Andy Murray can win more Grand Slams with his metal hip, according to his fitness trainer.
“Anything is possible,” claimed Matt Little. “Andy just has this X Factor that normal people just don't have so there is no limit to what he can do.”
The story of Murray's return to tennis is documented in the Amazon Prime film Andy Murray: Resurfacing which is out on Friday.
The next chapter in the Scot's story will be a return Down Under in January a year on from fearing his career was over.
A second hip surgery has been followed by a comeback which saw Murray claim the European Open in Antwerp in his last ATP Tour event after a thrilling final against Stan Wawrinka.
The three-time Grand Slam champion played only one match at the Davis Cup to rest a groin strain but will head out to Miami for a two-week training block with his team next week.
“Can Andy win Grand Slams again, starting with the Australian Open? I think so,” said Little. “There is no reason why not really not if he is feeling good and he is in good shape going into the tournament.
"That final against Stan was three hours after playing four or five other matches that week that were all tough. And in Slams you get a day off as well. And it is Andy. This is the thing. Andy just has this X Factor that normal people just don't have. So there is no limit to what he can do – there has never been a limit to what he can do.
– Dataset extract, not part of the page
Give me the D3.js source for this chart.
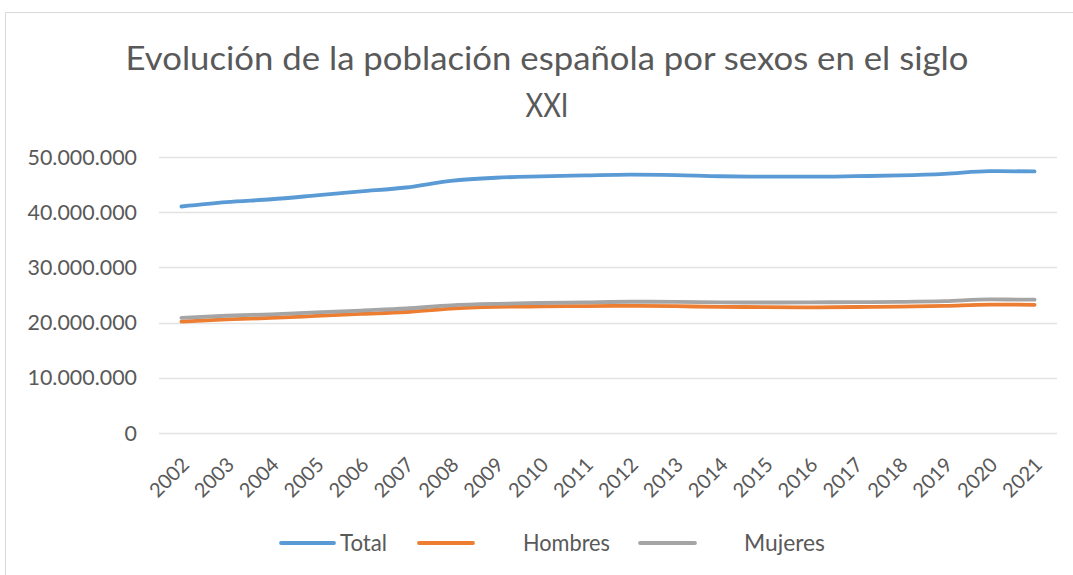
<!DOCTYPE html>
<html><head><meta charset="utf-8">
<script src="https://cdn.jsdelivr.net/npm/d3@7"></script>
<style>body{margin:0;background:#fff}svg{display:block}</style>
</head><body>
<svg id="c" width="1073" height="575"></svg>
<script>
const years = ["2002","2003","2004","2005","2006","2007","2008","2009","2010","2011","2012","2013","2014","2015","2016","2017","2018","2019","2020","2021"];
const total = [41035000,41828000,42345000,43038000,43758000,44475000,45668000,46239000,46487000,46667000,46818000,46728000,46512000,46450000,46440000,46528000,46659000,46937000,47450000,47385000];
const hombres = [20188000,20589000,20839000,21204000,21571000,21922000,22548000,22838000,22934000,22998000,23038000,22971000,22844000,22812000,22764000,22828000,22896000,23042000,23256000,23222000];
const mujeres = [20847000,21239000,21506000,21834000,22187000,22553000,23120000,23401000,23553000,23669000,23780000,23757000,23668000,23638000,23676000,23700000,23763000,23895000,24194000,24163000];
const yTicks = [0,10000000,20000000,30000000,40000000,50000000];
const seriesNames = ["Total","Hombres","Mujeres"];
const colors = ["#5B9BD5","#ED7D31","#A5A5A5"];

const svg = d3.select("#c");
const font = "Lato, 'Open Sans', sans-serif";
function stretch(f){
  return sel => sel.each(function(){
    const w = this.getComputedTextLength();
    d3.select(this).attr("textLength", w*f).attr("lengthAdjust","spacingAndGlyphs");
  });
}
// chart border
svg.append("path").attr("d","M5.5,575 V12.5 H1073").attr("fill","none").attr("stroke","#d9d9d9").attr("stroke-width",1);

// title
svg.append("text").attr("x",547).attr("y",70).attr("fill","#595959").attr("font-family",font).attr("font-size",32).attr("text-anchor","middle")
  .attr("textLength",843).attr("lengthAdjust","spacingAndGlyphs")
  .text("Evolución de la población española por sexos en el siglo");
svg.append("text").attr("x",547).attr("y",117).attr("fill","#595959").attr("font-family",font).attr("font-size",32).attr("text-anchor","middle")
  .attr("textLength",43).attr("lengthAdjust","spacingAndGlyphs").text("XXI");

const L=159, R=1057, T=157, B=433;
const x = d3.scaleBand().domain(years).range([L,R]);
const y = d3.scaleLinear().domain([0,50000000]).range([B,T]);
const fmt = v => d3.format(",")(v).replace(/,/g,".");

// gridlines
svg.append("g").selectAll("line").data(yTicks).join("line")
  .attr("x1",L).attr("x2",R).attr("y1",d=>Math.round(y(d))+0.5).attr("y2",d=>Math.round(y(d))+0.5)
  .attr("stroke","#e3e3e3").attr("stroke-width",1.5);

// y labels
svg.append("g").selectAll("text").data(yTicks).join("text")
  .attr("x",137).attr("y",d=>y(d)+7.5).attr("text-anchor","end")
  .attr("font-family",font).attr("font-size",21).attr("fill","#595959").text(fmt).call(stretch(1.02));

// x labels
svg.append("g").selectAll("text").data(years).join("text")
  .attr("transform",d=>`translate(${x(d)+x.bandwidth()/2+9},${466}) rotate(-45)`)
  .attr("text-anchor","end").attr("font-family",font).attr("font-size",20).attr("fill","#595959").text(d=>d);

const line = d3.line().x((d,i)=>x(years[i])+x.bandwidth()/2).y(d=>y(d)).curve(d3.curveMonotoneX);
[total,hombres,mujeres].forEach((s,i)=>{
  svg.append("path").attr("d",line(s)).attr("fill","none").attr("stroke",colors[i]).attr("stroke-width",3.8).attr("stroke-linecap","round");
});

// legend
const leg = [{x1:281,x2:334,tx:340,w:47},{x1:419,x2:473,tx:523,w:87},{x1:640,x2:695,tx:744,w:81}];
leg.forEach((p,i)=>{
  svg.append("line").attr("x1",p.x1).attr("x2",p.x2).attr("y1",543).attr("y2",543).attr("stroke",colors[i]).attr("stroke-width",3.8).attr("stroke-linecap","round");
  svg.append("text").attr("x",p.tx).attr("y",551).attr("font-family",font).attr("font-size",23).attr("fill","#595959")
    .attr("textLength",p.w).attr("lengthAdjust","spacingAndGlyphs").text(seriesNames[i]);
});
</script>
</body></html>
“The pain he can push himself through on the court is more than everyone else. If it all ends today, what he achieved in winning that tournament in Antwerp is ridiculous.
"That was seven, eight months after surgery. You have seen the surgery now in the documentary – they basically cut his arse off and pulled his bone out through it.
"To have that happen to you and then seven, eight months later to beat Stan Wawrinka, in the final of a decent level tournament, it is ridiculous to expect to do that and that is what he has done.
“The other guys are trying hard against him. They don't want to probably lose to a guy with a metal hip either. But the result in Antwerp makes you optimistic for next year. Anything is possible.”
This upbeat mood is in stark contrast to moments in the film where Murray decided to quit in Miami in December 2018 because he could not longer handle the pain.
Little, who has worked as Murray's strength and conditioning coach since 2007, recalled: “We were in pieces, absolute bits.
"Myself, Jamie (Delgado), and Shane (Annun), there were a lot of tears in that locker room. It was great for our wives to come along to the premiere and see what we have been through in the last few years
Murray has yet to set a schedule for 2020 – and could follow Roger Federer's lead and skip the clay-court season to rest his body.
“We will manage his schedule very carefully, very carefully, and very objectively,” Little added. “There has been no blueprint for this. No one has ever done this before. We have no idea what is around the corner.”
Andy Murray: Resurfacing launches today on Amazon Prime Video.